Post by Anonymous User » Fri Jul 05, 2024 4:43 pm

There haven't been any posts about the Court of International Trade in a while, so I thought I'd start one. Wondering what others have thought about CIT clerkships and what the exit opportunities look like?

Anonymous User
Posts: 429940
Joined: Tue Aug 11, 2009 9:32 am

Re: U.S. Court of International Trade

Post by Anonymous User » Sun Jul 07, 2024 11:04 am

CIT is an Article 3 court. As a public service, I will just note that Reif and Gordon sit by designation on SDNY and DNJ, respectively, though I think they only handle civil cases on those benches.

Anonymous User
Posts: 429940
Joined: Tue Aug 11, 2009 9:32 am

Re: U.S. Court of International Trade

Post by Anonymous User » Mon Jul 08, 2024 12:26 pm

Former CIT clerk. Really enjoyable experience, but almost no one knows it exists. It is a NYC clerkship that is much less grade sensitive than the other NYC federal clerkships. I think the biggest problem with exit opportunities is just that most lawyers have never heard of it. The work is fairly sophisticated (almost every case involves Big Law or boutique v. DoJ), you aren't very busy because of smaller case load, and it is a pretty collegial place to be.

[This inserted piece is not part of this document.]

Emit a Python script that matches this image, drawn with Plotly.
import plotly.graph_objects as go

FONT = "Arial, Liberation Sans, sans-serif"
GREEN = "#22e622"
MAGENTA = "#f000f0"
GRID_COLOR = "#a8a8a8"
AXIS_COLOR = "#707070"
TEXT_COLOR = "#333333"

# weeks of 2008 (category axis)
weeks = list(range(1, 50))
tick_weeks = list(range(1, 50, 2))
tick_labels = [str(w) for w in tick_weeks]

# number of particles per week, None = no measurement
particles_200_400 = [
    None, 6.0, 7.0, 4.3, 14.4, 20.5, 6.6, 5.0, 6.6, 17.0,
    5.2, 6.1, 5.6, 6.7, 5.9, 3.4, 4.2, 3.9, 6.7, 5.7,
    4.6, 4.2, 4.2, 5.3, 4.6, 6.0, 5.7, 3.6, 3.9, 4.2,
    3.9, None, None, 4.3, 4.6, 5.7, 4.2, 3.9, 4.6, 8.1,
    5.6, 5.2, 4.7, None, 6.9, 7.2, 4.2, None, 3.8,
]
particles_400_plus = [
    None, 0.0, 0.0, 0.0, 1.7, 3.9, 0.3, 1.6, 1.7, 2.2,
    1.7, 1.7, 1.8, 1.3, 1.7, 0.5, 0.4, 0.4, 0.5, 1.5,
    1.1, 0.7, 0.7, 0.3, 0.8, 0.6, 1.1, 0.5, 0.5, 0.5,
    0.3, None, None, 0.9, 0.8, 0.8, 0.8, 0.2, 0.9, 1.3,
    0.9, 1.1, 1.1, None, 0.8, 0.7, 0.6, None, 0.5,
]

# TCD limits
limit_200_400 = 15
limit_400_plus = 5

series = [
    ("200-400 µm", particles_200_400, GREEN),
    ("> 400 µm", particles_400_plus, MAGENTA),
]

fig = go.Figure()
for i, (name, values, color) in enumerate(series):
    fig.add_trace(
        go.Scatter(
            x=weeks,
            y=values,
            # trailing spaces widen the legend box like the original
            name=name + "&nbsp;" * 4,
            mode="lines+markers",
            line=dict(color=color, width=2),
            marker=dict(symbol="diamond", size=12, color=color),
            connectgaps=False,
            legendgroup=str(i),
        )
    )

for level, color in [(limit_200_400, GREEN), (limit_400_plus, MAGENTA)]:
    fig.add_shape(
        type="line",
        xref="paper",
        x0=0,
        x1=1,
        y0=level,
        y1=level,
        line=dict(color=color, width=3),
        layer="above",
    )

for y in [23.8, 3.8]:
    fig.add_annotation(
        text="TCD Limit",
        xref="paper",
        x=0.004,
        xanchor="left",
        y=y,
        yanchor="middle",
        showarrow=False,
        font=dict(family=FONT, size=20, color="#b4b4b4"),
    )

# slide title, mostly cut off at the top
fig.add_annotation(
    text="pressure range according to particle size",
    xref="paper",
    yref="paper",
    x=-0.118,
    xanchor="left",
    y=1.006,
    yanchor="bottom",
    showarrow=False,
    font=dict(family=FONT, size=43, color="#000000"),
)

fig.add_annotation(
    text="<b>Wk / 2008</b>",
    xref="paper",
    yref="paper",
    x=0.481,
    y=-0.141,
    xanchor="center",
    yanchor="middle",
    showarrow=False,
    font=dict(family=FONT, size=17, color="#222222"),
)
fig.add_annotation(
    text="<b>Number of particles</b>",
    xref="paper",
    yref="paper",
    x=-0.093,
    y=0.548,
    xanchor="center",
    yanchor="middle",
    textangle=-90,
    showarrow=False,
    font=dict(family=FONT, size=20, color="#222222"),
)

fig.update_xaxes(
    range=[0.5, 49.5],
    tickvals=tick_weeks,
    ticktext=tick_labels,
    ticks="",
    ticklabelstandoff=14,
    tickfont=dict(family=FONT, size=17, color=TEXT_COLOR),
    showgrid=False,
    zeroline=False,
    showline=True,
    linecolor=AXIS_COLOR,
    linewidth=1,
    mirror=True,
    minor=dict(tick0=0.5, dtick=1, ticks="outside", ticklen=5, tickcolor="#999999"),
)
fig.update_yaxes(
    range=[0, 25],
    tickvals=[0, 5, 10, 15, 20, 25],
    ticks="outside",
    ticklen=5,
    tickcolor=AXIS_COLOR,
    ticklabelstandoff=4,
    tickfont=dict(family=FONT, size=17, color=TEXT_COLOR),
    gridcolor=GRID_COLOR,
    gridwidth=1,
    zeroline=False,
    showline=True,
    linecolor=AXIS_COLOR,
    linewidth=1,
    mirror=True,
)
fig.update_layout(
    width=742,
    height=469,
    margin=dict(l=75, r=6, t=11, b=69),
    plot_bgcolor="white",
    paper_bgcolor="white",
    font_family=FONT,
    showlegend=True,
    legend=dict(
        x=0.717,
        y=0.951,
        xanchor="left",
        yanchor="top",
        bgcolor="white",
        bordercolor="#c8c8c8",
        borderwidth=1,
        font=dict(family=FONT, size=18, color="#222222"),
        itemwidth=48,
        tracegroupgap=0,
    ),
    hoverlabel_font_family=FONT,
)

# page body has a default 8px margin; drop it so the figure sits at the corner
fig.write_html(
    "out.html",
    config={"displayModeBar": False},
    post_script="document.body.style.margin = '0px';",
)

I think there can be a lot of variance based on the specific judge you are clerking for. A few of the judges do a lot of work sitting by designation on other district and circuit courts where that ends up being a majority of your time. Some judges only hire trade background, some do not hire trade background.

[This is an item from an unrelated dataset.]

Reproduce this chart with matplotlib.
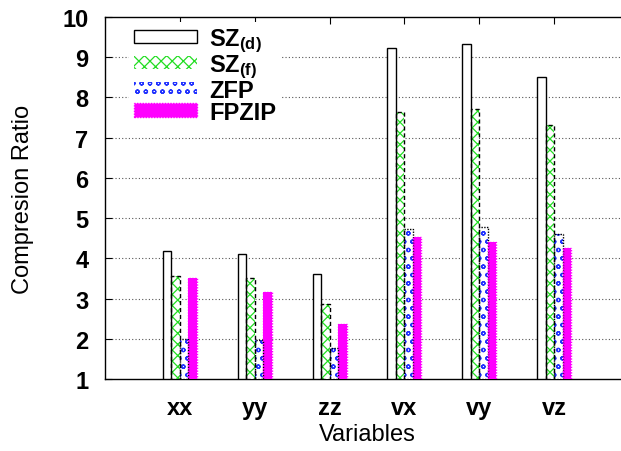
import numpy as np
import matplotlib
matplotlib.use("Agg")
import matplotlib.pyplot as plt
from matplotlib.patches import Patch

plt.rcParams['font.family'] = ['Liberation Sans', 'DejaVu Sans']
plt.rcParams['mathtext.fontset'] = 'custom'
plt.rcParams['mathtext.rm'] = 'Liberation Sans'
plt.rcParams['mathtext.bf'] = 'Liberation Sans:bold'
plt.rcParams['hatch.linewidth'] = 0.9

variables = ["xx", "yy", "zz", "vx", "vy", "vz"]
sz_d = [4.17, 4.12, 3.60, 9.22, 9.32, 8.50]
sz_f = [3.56, 3.52, 2.86, 7.63, 7.71, 7.32]
zfp = [2.00, 1.98, 1.77, 4.73, 4.79, 4.61]
fpzip = [3.52, 3.17, 2.36, 4.53, 4.41, 4.26]

labels = [r"$\mathbf{SZ_{(d)}}$", r"$\mathbf{SZ_{(f)}}$", "ZFP", "FPZIP"]

fig = plt.figure(figsize=(6.21, 4.52), dpi=100)
ax = fig.add_axes([105 / 621, 72 / 452, 524 / 621, 362 / 452])

x = np.arange(len(variables))
w = 0.114
base = 1.0

def bars(vals, off, face, hatch, hcol, ecol, ls, z):
    h = np.array(vals) - base
    # hatch layer (hatch drawn in edge colour)
    if hatch:
        ax.bar(x + off * w, h, w, bottom=base, color=face, hatch=hatch,
               edgecolor=hcol, linewidth=0, zorder=z)
    else:
        ax.bar(x + off * w, h, w, bottom=base, color=face, linewidth=0, zorder=z)
    # outline layer
    ax.bar(x + off * w, h, w, bottom=base, fill=False, edgecolor=ecol,
           linewidth=1.0, linestyle=ls, zorder=z + 0.1)

bars(sz_d, -1.5, "white", None, None, "black", "-", 3)
bars(sz_f, -0.5, "white", "xxx", "#22dd22", "black", (0, (3, 2)), 3)
bars(zfp, 0.5, "white", "oo", "#2233ff", "black", (0, (1, 1)), 3)
bars(fpzip, 1.5, "#ff00ff", None, None, "#ff00ff", (0, (1, 1)), 3)

ax.set_xlim(-1, 6)
ax.set_ylim(1, 10)
ax.set_yticks(range(1, 11))
ax.set_xticks(x)
ax.set_xticklabels(variables, fontsize=17, fontweight="bold")
for t in ax.get_yticklabels():
    t.set_fontsize(17)
    t.set_fontweight("bold")
ax.tick_params(axis="both", direction="in", top=True, right=True, length=5,
               width=0.8)
ax.tick_params(axis="x", pad=12)
ax.tick_params(axis="y", pad=12)
for y in range(2, 10):
    ax.axhline(y, color="#555555", linestyle=(0, (1, 2)), linewidth=0.8, zorder=1)
for s in ax.spines.values():
    s.set_linewidth(1.0)

ax.set_xlabel("Variables", fontsize=17, labelpad=3)
ax.set_ylabel("Compresion Ratio", fontsize=17, labelpad=20)

handles = [
    Patch(facecolor="white", edgecolor="black", linewidth=1.0),
    Patch(facecolor="white", edgecolor="#22dd22", hatch="xxx", linewidth=0),
    Patch(facecolor="white", edgecolor="#2233ff", hatch="oo", linewidth=0),
    Patch(facecolor="#ff00ff", edgecolor="#ff00ff", linewidth=1.0, linestyle=(0, (1, 1))),
]
leg = ax.legend(handles, labels, loc="upper left", bbox_to_anchor=(0.023, 1.02),
                prop={"size": 17, "weight": "bold"}, handlelength=2.7,
                handleheight=0.5, handletextpad=0.5, labelspacing=-0.05,
                frameon=True, fancybox=False, borderpad=0.2)
leg.get_frame().set_edgecolor("none")
leg.get_frame().set_facecolor("white")
leg.get_frame().set_alpha(1)
leg.set_zorder(5)

fig.savefig("out.png", dpi=100)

A lot of CIT clerks seem like people looking for 1-2 year breaks from big law, and they often go back to their NYC firm after with their clerkship bonus. These tend to be the people not very interested in trade. It seems pretty straightforward to get hired by the federal trade agencies (DoJ, Commerce, CBP) right after too. And, because of the designation work, I think more and more are using the CIT clerkship to feed into a circuit clerkship.

The CIT clerks are also pretty respected in the international trade remedies bar too. If you like international trade, it is a great opening to do more of that work.

Post Reply Post Anonymous Reply  

Return to “Judicial Clerkships”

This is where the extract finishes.